7 One Photon-Two Electron Excitation

Photoexcitation of [Cp*Ir^III(bpy)H]⁺ results in a one photon-two electron process to produce [Cp*Ir^I(bpy)] and H⁺ [106]. Before releasing H⁺, the bimolecular reaction of the excited state of [Cp*Ir^III(bpy)H]⁺, which is equivalent to the [Cp*Ir^I(bpy)]/H⁺ pair, with [Cp*Ir^III(bpy)H]⁺ occurs to produce H₂, [Cp*Ir^III(bpy)(CH₃CN)]²⁺, and [Cp*Ir^I(bpy)] as shown in Fig. 46.18, where [Cp*Ir^I(bpy)] reacts with H⁺ to regenerate [Cp*Ir^III(bpy)H]⁺ [107]. The quantum yield of photochemical H₂ production from [Cp*Ir^III(bpy)H]⁺ increased with an increase in concentration of [Cp*Ir^III(bpy)H]⁺ to reach 100% [100]. [Cp*Ir^III(bpy)H]⁺ may act as an efficient photoredox catalyst for H₂ generation via a one photon-two electron process.

Fig. 46.18

Proposed mechanism of photochemical production of H₂ from [Cp*Ir^III(bpy)H]⁺. (Reprinted with permission from Ref. [107]. Copyright 2016, American Chemical Society)

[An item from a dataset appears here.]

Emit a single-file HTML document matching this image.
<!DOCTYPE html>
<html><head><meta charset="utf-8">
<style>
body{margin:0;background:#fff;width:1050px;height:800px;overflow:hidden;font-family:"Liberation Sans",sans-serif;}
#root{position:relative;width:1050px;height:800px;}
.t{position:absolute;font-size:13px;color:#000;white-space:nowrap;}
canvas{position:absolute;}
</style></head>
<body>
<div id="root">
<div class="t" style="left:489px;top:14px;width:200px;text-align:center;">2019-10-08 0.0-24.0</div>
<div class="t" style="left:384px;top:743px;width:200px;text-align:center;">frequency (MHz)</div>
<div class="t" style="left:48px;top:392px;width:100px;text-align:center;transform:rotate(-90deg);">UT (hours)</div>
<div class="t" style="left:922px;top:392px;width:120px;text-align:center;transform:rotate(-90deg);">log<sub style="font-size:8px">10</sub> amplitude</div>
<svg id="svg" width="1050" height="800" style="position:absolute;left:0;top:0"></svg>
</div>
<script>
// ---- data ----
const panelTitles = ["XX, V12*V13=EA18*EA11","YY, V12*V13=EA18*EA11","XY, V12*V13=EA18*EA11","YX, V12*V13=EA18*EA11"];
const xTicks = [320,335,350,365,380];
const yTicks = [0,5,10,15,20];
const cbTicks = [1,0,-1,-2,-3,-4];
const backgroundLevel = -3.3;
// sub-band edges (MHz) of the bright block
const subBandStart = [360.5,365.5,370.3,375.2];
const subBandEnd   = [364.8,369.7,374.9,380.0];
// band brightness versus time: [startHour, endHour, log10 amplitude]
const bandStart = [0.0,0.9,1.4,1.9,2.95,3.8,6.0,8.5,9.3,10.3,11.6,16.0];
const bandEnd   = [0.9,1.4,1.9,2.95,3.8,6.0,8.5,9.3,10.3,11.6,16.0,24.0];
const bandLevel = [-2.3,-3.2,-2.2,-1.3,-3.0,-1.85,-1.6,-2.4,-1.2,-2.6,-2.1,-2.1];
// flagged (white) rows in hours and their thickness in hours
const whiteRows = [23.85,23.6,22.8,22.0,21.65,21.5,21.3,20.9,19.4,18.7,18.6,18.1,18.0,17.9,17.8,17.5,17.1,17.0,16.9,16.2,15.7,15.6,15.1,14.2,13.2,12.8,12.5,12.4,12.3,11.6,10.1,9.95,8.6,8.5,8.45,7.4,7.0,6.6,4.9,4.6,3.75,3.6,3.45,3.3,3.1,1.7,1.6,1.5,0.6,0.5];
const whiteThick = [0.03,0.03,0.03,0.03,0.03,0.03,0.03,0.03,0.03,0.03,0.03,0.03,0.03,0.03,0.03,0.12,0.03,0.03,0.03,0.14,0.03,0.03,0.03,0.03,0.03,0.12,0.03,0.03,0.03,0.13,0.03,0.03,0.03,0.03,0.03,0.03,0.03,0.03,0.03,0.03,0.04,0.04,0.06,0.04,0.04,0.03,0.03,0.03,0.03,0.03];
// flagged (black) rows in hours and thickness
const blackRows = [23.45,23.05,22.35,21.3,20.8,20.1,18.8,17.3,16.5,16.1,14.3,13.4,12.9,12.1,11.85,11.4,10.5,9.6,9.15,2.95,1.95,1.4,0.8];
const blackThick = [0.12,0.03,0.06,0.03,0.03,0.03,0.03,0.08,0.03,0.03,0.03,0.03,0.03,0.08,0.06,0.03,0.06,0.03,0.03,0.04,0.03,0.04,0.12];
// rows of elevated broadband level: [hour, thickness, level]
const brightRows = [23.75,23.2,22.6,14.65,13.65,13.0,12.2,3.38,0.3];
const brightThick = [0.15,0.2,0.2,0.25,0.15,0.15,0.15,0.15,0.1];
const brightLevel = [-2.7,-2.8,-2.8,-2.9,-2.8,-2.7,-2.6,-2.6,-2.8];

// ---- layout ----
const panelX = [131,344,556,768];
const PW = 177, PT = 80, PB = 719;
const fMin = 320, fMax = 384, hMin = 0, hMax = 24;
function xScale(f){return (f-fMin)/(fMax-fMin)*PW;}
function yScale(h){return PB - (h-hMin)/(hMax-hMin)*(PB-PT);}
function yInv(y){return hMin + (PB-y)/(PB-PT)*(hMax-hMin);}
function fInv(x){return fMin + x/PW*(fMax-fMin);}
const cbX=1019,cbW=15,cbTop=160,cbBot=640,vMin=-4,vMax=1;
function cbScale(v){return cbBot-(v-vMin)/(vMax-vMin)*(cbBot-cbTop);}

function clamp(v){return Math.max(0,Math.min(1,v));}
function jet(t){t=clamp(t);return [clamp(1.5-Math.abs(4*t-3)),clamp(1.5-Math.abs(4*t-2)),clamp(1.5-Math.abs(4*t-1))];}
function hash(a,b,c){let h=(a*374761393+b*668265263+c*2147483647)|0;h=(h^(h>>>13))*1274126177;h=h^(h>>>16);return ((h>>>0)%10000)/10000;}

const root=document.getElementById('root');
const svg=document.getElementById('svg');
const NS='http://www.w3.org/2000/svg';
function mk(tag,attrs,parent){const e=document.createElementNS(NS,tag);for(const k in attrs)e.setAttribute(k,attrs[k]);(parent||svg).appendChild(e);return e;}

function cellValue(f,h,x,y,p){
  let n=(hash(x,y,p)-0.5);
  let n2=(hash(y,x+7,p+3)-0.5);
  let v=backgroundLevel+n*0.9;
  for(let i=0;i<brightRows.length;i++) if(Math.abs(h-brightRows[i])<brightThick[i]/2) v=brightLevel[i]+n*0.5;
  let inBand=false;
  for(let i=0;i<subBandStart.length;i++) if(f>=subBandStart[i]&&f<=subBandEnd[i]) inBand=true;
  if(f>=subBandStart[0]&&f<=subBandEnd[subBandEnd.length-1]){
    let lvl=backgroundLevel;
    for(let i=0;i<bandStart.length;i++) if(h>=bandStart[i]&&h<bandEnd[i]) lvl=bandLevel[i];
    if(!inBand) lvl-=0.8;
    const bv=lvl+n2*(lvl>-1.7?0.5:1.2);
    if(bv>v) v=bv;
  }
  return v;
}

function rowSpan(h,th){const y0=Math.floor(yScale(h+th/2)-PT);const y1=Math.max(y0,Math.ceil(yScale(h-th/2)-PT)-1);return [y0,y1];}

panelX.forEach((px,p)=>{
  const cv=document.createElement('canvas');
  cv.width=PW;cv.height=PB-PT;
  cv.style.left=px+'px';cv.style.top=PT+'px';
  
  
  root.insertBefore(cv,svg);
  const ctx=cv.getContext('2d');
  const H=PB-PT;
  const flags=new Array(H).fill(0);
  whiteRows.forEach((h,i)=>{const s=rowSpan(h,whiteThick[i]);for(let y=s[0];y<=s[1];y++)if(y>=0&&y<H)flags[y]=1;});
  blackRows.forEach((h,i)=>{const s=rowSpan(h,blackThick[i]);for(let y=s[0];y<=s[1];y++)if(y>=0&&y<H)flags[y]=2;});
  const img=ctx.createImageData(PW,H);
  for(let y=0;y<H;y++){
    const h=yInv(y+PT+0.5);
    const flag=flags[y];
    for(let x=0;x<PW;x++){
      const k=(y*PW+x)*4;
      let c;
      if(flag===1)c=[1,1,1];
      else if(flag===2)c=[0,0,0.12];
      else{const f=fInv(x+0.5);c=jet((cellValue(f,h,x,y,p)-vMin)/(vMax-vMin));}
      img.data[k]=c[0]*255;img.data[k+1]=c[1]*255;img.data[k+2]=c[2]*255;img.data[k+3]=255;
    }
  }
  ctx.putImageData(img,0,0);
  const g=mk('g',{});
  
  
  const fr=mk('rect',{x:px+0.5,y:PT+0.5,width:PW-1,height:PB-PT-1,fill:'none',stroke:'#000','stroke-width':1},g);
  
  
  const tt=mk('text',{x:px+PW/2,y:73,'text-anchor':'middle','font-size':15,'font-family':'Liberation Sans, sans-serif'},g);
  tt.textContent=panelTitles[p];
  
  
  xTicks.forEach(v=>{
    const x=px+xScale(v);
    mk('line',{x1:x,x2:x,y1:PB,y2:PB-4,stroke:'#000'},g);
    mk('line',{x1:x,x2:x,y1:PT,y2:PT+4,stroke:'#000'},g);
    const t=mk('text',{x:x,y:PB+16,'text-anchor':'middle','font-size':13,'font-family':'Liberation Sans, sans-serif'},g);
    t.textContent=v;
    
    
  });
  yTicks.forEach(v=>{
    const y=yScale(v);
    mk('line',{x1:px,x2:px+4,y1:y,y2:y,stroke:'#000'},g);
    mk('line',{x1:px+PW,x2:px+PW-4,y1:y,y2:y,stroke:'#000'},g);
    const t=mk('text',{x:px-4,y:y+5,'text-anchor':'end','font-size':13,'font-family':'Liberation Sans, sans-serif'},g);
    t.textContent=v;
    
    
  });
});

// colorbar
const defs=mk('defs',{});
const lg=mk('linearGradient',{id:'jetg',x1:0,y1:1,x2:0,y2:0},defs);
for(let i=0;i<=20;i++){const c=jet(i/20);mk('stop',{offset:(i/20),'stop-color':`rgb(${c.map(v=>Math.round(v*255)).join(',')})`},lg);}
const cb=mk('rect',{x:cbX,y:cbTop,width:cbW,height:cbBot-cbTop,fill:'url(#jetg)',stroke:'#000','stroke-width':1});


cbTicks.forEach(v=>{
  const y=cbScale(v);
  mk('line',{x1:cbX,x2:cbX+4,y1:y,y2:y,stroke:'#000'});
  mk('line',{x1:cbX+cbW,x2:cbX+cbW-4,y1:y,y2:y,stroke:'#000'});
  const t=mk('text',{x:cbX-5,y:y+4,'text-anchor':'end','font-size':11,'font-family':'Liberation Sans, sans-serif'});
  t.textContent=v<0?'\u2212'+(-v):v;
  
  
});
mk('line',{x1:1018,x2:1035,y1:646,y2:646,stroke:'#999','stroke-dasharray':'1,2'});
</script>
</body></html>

8 Conclusion, Challenge, and Future Perspective

In order to produce hydrogen from two protons, two photons are generally required by conversion of two photons to two electrons. However, as shown in this chapter, only one photon is enough to produce hydrogen via photoinduced electron transfer followed by disproportionation of a redox catalyst to produce two-electron reduced species. Photoinduced electron transfer can be combined with thermal electron transfer to provide two electrons from one photon, leading to hydrogen production from protons. Depending on a type of electron donor substrate, the substrate radical cation produced by photoinduced electron transfer to a photoredox catalyst undergoes bond cleavage or bond formation to produce a much stronger electron donor to provide the second electron for hydrogen production from protons. Photoredox catalysts normally provide only one electron via photoinduced electron transfer of the photoexcited state. In the case of [Cp*Ir^III(bpy)H]⁺, however, the photoexcitation results in a one photon-two electron process to produce hydrogen via self-quenching with 100% quantum yield.

In the natural photosynthesis, NADP⁺ is reduced by plastoquinol to produce NADPH in photosystem I [108, 109]. It is desired to develop efficient photocatalytic systems for hydrogen evolution from plastoquinol analogs to mimic the function of photosystem I by optimizing the conditions where photons are used to produce hydrogen as discussed in this chapter. On the other hand, water is oxidized by plastoquinone to produce O₂ and plastoquinol in photosystem II [110]. A molecular photocatalytic system to mimic the function of photosystem II has recently been reported to oxidize water by plastoquinone analogs to produce O₂ and plastoquinol analogs [111]. Thus, combination of such a molecular photocatalytic system to mimic photosystem II with a molecular photocatalytic system to mimic photosystem I may enable to produce hydrogen from water more efficiently than the natural system in future. The biggest challenge to use a molecular photocatalyst for H₂ evolution is the photostability because organic compounds are susceptible to the photoredox reactions, which cause degradation of the photocatalyst. Incorporation of a molecular photocatalyst into mesoporous silica alumina is reported to improve the photostability, because the immobilization of the catalyst prohibits the intermolecular reaction, which is the main reason of the photodegradation [112]. Construction of such immobilized molecular photocatalysts may provide more practical applications of molecular photocatalysts for hydrogen evolution.